Katsushika Hokusai 1760-1849

Pictures of 100 poems by 100 poets, explained by a Wet Nurse
Visipix.com proudly presents Hokusais last great series as complete as possible
(89 pictures) in facsimile quality in the original Oban-size 15 x 10 inch.


Poem number 36
Kiyowara no Fukayabu 10th century poet

The original poem:
In the summer night,
While the evening still seems here,
Lo! the dawn has come.
In what region of the clouds
Has the wandering moon found place?

A situational poem by HK:
The jolly evening is not over. There is still sake to drink in enchanting company and I see the little boat bringing more food. Surely the fish will be pleased when they clean our dishes again and again? And I hope they also get their share of sake with it. Tonight it seems that dawn is coming much too early. How can that be? You can see there is still no sign of the people on shore who will soon start for their days work.

Poem number 37
Bunya no Asayasu (Fumiya no Asayasu) 10th century poet

The original poem:
In the autumn fields,
When the heedless wind blows by
O'er the pure-white dew,
How the myriad unstrung gems
Everywhere are scattered round!

A situational poem by HK:
We are very young sailors and have a little problem handling our boat. No wonder the wind has blown us into this fascinating bay. Is it not extraordinary, how the autumn wind has scattered the most beautiful gems of nature all around. Gems which are more precious than those money can buy. How enchanting it would be if we could line them up on a string and place them around the necks of beautiful girls.

Poem number 38
Lady Ukon daughter of a general, eventuall wife of Emperor Daigo

The original poem:
Though forgotten now,
For myself I do not care:
He, by oath, was pledged;--
And his life, who is forsworn,
That is, ah! so pitiful.

A situational poem by HK:
There are vows to be followed and there are strings attached in life. My lover has broken his vow. He is the one to be pitied, not me.

Comment by HK:
A lady says that she and her lover had been bound together by the invisible rope of vows of love. He has broken his promises.
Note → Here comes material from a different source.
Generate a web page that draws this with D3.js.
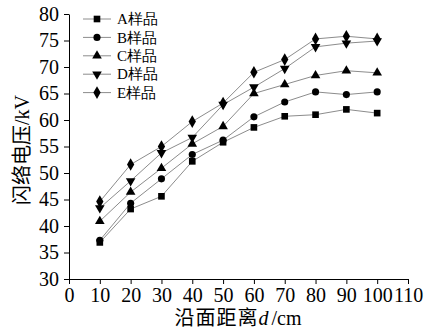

She says that by this act of infidelity he is the real loser. To me, Hokusais picture does not tell anything interesting. Well, 4 people walk 100 times between the temple gates and another place. They count down by transferring 100 pieces of plants from one hand to the other. That - thrilling? Could it be that Hokusai wanted to create a picture void of love and therefore void of meaning? That indeed would make it a very advanced abstract event in the history of fine art.

Poem number 39
Sanji Hitoshi (Minamoto no Hitoshi) 880-951 court counselor

The original poem:
Bamboo-growing plain,
With a small-field bearing reeds!
Though I bear my lot,
Why is it too much to bear?
Why do I still love her so?

A situational poem by HK:
I walk through what I assume to be a beautiful landscape with rice fields, swamps and mountains. The sun is shining but all has lost its meaning for me since I have lost my love.

Comment by HK:
Contrary to poem 38, a man has lost his love and is in deep sorrow. He is in a fantastically beautiful and interesting landscape. Are there two different sorrows about lost love, one boring and one with rich colours?

Poem number 40
Taira no Kanemori died in 990, governor of Echigo province

The original poem:
Though I would conceal,
In my face it yet appears,--
My fond, secret love:--
So much that he asks of me,
"Does not something trouble you?"

A situational poem by HK:
I am overwhelmed by my secret love. It is almost impossible to hide this from people around me. If somebody pays attention to my face, my love will be readable like a book. If somebody scrutinises my face with a magnifying glass - as physiognomists indeed are doing it - he will explode in laughter.

Comment by HK:
Contrary to poems 38 and 39 a man is overwhelmed b a secret love affair. However he would like to keep secret what is written all over his face and would sure provoke an indiscreet remark from the professional physiognomist around the corner. He tries to wait until everybody is gone and then slip though. He feels as if his soul were naked. Hokusai enjoys how people are hopelessly tormented by 1000 individual experiences of love.